One of the more remarkable things I have ever read about PSPRS is this piece by PSPRS Chief Investment Officer (CIO) Ryan Parham, "
The truth about PSPRS investment performance," that appeared in the December 18, 2014
Arizona Capitol Times.
Whenever an interested party proclaims to tell you the "truth" about a
matter in which they are involved, you should be suspicious. However, I read this with an open mind since I do not reflexively believe that the PSPRS administration and staff are responsible for PSPRS' financial woes, and after reading it through, I can not really dispute Mr. Parham's points about the relative quality of PSPRS' recent investment performance, the punishing effect that permanent benefit increases (PBI), more commonly referred to as COLA's, have on PSPRS' funded ratio, and the need to change the current COLA formulaton.
However, the most amazing thing that Mr. Parham writes is this:
. . . it is important to remember our innovative, low-risk, moderate return
strategy is by conscious design, due to a pension benefit that PSPRS
alone must pay to pensioners. This benefit, called the Permanent Benefit
Increase, or “PBI,” siphons and distributes half of all returns in
excess of 9 percent to eligible retirees. Not only are these increased
payment levels made permanent, the investment gains only serve to
increase – not decrease – unfunded future liabilities.

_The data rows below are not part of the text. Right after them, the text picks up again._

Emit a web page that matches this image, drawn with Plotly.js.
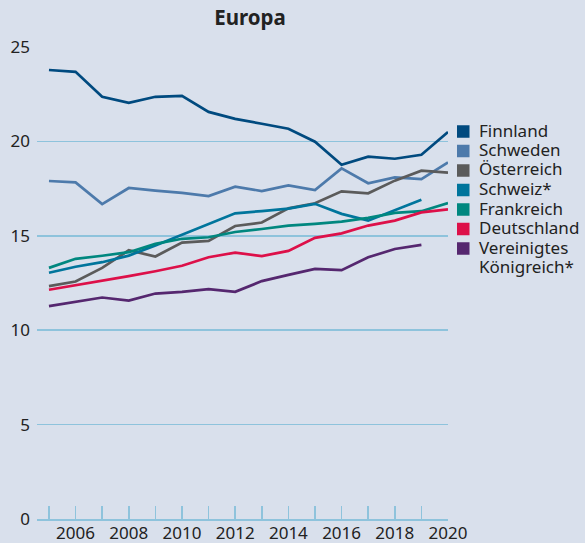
<!DOCTYPE html>
<html>
<head>
<meta charset="utf-8">
<script src="https://cdn.plot.ly/plotly-3.0.1.min.js"></script>
<style>html,body{margin:0;padding:0;background:#d9e0ec;}#chart{width:585px;height:543px;}</style>
</head>
<body>
<div id="chart"></div>
<script>
const years = [2005,2006,2007,2008,2009,2010,2011,2012,2013,2014,2015,2016,2017,2018,2019,2020];
const yearLabels = ['', '2006', '', '2008', '', '2010', '', '2012', '', '2014', '', '2016', '', '2018', '', '2020'];

const finnland    = [23.78,23.68,22.36,22.04,22.36,22.41,21.56,21.19,20.93,20.67,19.98,18.76,19.19,19.08,19.29,20.50];
const schweden    = [17.90,17.83,16.68,17.53,17.39,17.27,17.10,17.60,17.37,17.67,17.42,18.57,17.78,18.09,18.00,18.88];
const oesterreich = [12.33,12.58,13.30,14.23,13.90,14.64,14.73,15.52,15.70,16.45,16.72,17.35,17.25,17.92,18.45,18.34];
const schweiz     = [13.04,13.36,13.60,13.95,14.48,15.05,15.63,16.19,16.31,16.44,16.69,16.16,15.80,16.37,16.91,null];
const frankreich  = [13.30,13.78,13.94,14.13,14.57,14.84,14.92,15.20,15.36,15.54,15.63,15.75,15.95,16.21,16.30,16.73];
const deutschland = [12.14,12.37,12.63,12.86,13.12,13.41,13.86,14.11,13.92,14.20,14.89,15.13,15.54,15.80,16.24,16.40];
const uk          = [11.27,11.50,11.73,11.57,11.94,12.03,12.17,12.03,12.60,12.93,13.25,13.18,13.86,14.30,14.52,null];

const names  = ['Finnland','Schweden','Österreich','Schweiz*','Frankreich','Deutschland','Vereinigtes<br>Königreich*'];
const series = [finnland, schweden, oesterreich, schweiz, frankreich, deutschland, uk];
const colors = ['#004a7f','#4d7aab','#5b5b5b','#00759c','#00877f','#dd1049','#55276f'];

// plot-area geometry (pixels)
const W = 585, H = 543;
const M = {l: 37, r: 137, t: 46, b: 24};
const PW = W - M.l - M.r, PH = H - M.t - M.b;
const px2x = p => (p - M.l) / PW;
const py2y = p => (H - M.b - p) / PH;

const traces = series.map((s, i) => ({
  x: years, y: s, type: 'scatter', mode: 'lines', name: names[i].replace('<br>', ' '),
  line: {color: colors[i], width: 2.7}, showlegend: false
}));

// custom legend (squares + labels)
const annotations = [];
const shapes = [];
const legendTop = 130, legendStep = 19.5, sq = 12.5;
let row = 0;
names.forEach((n, i) => {
  const cy = legendTop + row * legendStep;
  shapes.push({type: 'rect', xref: 'paper', yref: 'paper',
    x0: px2x(457), x1: px2x(457 + sq), y0: py2y(cy + 1.5 - sq / 2), y1: py2y(cy + 1.5 + sq / 2),
    fillcolor: colors[i], line: {width: 0}});
  n.split('<br>').forEach(part => {
    const y = legendTop + row * legendStep;
    annotations.push({text: part, xref: 'paper', yref: 'paper', x: px2x(478), y: py2y(y),
      xanchor: 'left', yanchor: 'middle', showarrow: false, borderpad: 0,
      font: {size: 17, color: '#222222'}});
    row++;
  });
});

const layout = {
  width: W, height: H,
  paper_bgcolor: '#d9e0ec', plot_bgcolor: '#d9e0ec',
  font: {family: 'Noto Sans, sans-serif', color: '#222222', size: 16},
  margin: {l: M.l, r: M.r, t: M.t, b: M.b, autoexpand: false},
  title: {text: '<b>Europa</b>', font: {size: 20.5, color: '#222222'}, x: 250/585, xanchor: 'center', xref: 'container', y: 1 - 18/543, yanchor: 'middle', yref: 'container'},
  xaxis: {
    range: [2004.55, 2020], tickvals: years, ticktext: yearLabels,
    ticks: 'inside', ticklen: 13, tickwidth: 1.5, tickcolor: '#8ec3dc',
    showgrid: false, zeroline: false, showline: true, linecolor: '#8ec3dc', linewidth: 1.5,
    tickfont: {size: 17}, ticklabelstandoff: -2, fixedrange: true
  },
  yaxis: {
    range: [0, 25.05], tickvals: [0,5,10,15,20,25],
    showgrid: true, gridcolor: '#8ec3dc', gridwidth: 1.5, zeroline: false,
    ticks: '', tickfont: {size: 17}, ticklabelstandoff: 6, fixedrange: true
  },
  annotations: annotations,
  shapes: shapes,
  showlegend: false
};

Plotly.newPlot('chart', traces, layout, {displayModeBar: false, staticPlot: true});
</script>
</body>
</html>
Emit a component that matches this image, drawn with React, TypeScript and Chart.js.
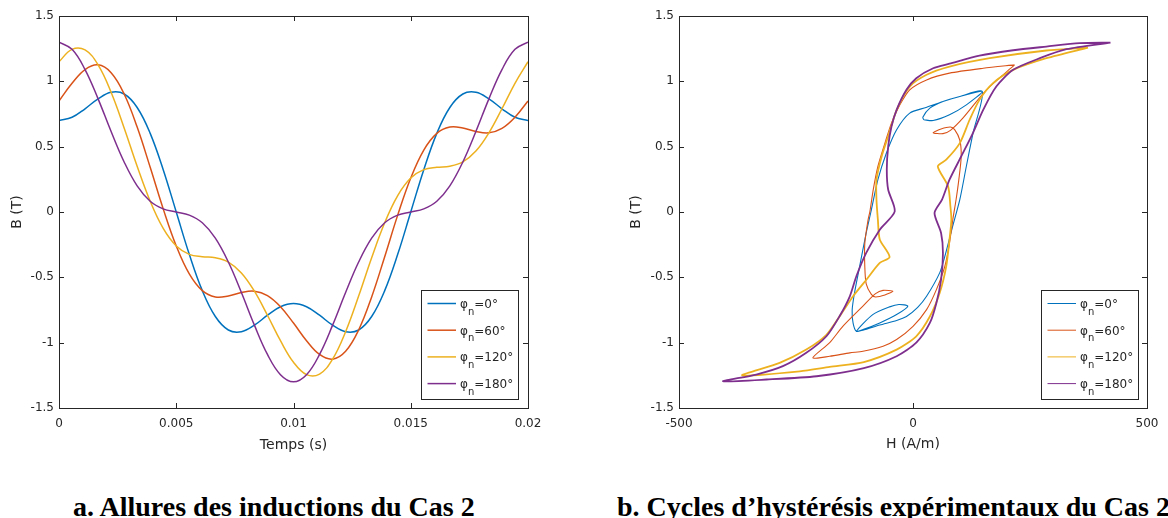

This rang true in fiscal years 2013 and 2014, in which PSPRS net performances were a
positive 11 percent and 13.3 percent, respectively, while the system’s
funded ratio dropped on both occasions. The cruel irony of this is that
unless the PBI is modified to allow the PSPRS to retain and reinvest all
of its gains, it is unlikely that we will ever be able to significantly
impact the decline in our funding ratio.
PSPRS wants its retirees to enjoy increases, but we are incentivized
to seek lower returns in the range of 9 percent to maximize earnings
that can be applied to cover – and hopefully reduce – unfunded
liabilities. (italics mine)
This passage is astonishing, and I had to read this a couple of times to ensure that I understood what Mr. Parham was saying. Incredibly, he is saying that PSPRS' investment strategy is not designed just to balance investment risk and reward, but is also consciously designed to target as closely as possible the 9% threshold that triggers the excess earnings transfer into the Reserve for Future Benefit Increases ("the Reserve"). This is a stunning admission that PSPRS is deliberately low-balling its potential investment returns in order to limit contributions to the Reserve from which COLA's are paid. I would like reiterate that this information is coming directly from the chief investment officer, a man who probably knows more about PSPRS than anyone else working there, in a piece that is giving us "the
truth about PSPRS investment performance."
If you are a retiree, this likely outrages you. The CIO just confessed that PSPRS is purposefully trying to minimize its ability to pay COLA's. But for everyone, this situation is just perplexing. Mr. Parham is saying that with the current COLA formulation, earning over 9% actually has a negative effect on PSPRS' finances. How can that be? 50% of anything over 9% would seem to be better than nothing, but he does not give any numbers to explain this. If I were to speculate, I would guess that this would be due to the compounding effect over time of increased benefits, but I would need to see a more detailed explanation by Mr. Parham to better understand this situation. Regardless, with a current expected rate of return (ERR) of 7.85%, this gives
PSPRS a pretty small window of 1.15% to work with to help increase its funding level.
We should note that Mr. Parham's piece appeared in the
Arizona Capitol Times, a newspaper which describes itself as "your inside track to Arizona politics." By publishing his piece in a newspaper geared toward Arizona's governmental/political class and not a more mainstream paper like the
Arizona Republic, it appears that Mr. Parham is appealing to the state's movers and shakers with a bit of inside information about the
real reason why PSPRS' returns are so low. I guess the rest of us just could not contemplate the subtleties of such a complex strategy, so Mr. Parham did not even bother to place a link to this piece on the PSPRS website like they usually do with other pieces written by PSPRS staff and trustees.
In the end, I have no choice but to give Mr. Parham the benefit of the doubt that his information is correct and that investment gains over 9%, paradoxically, are harmful to PSPRS' financial condition. Furthermore, if it helps to change the COLA formulation in a beneficial manner (i.e.
NOT like the
Professional Fire Fighters of Arizona (PFFA) plan of intergenerational theft), this will have been a good thing. However, Mr. Parham has also implied that PSPRS could produce higher returns than it currently does. His words should end up on the wall of every PSPRS trustee and state legislator, as well as the governor and state treasurer. It should not be lost down a memory hole if PSPRS does not produce stellar returns when the COLA formula is finally changed. Just imagine what PSPRS would look like if its investment staff actually tried to earn as much money as possible. That's the standard Mr. Parham has set for the investment staff, so I hope they are ready to perform.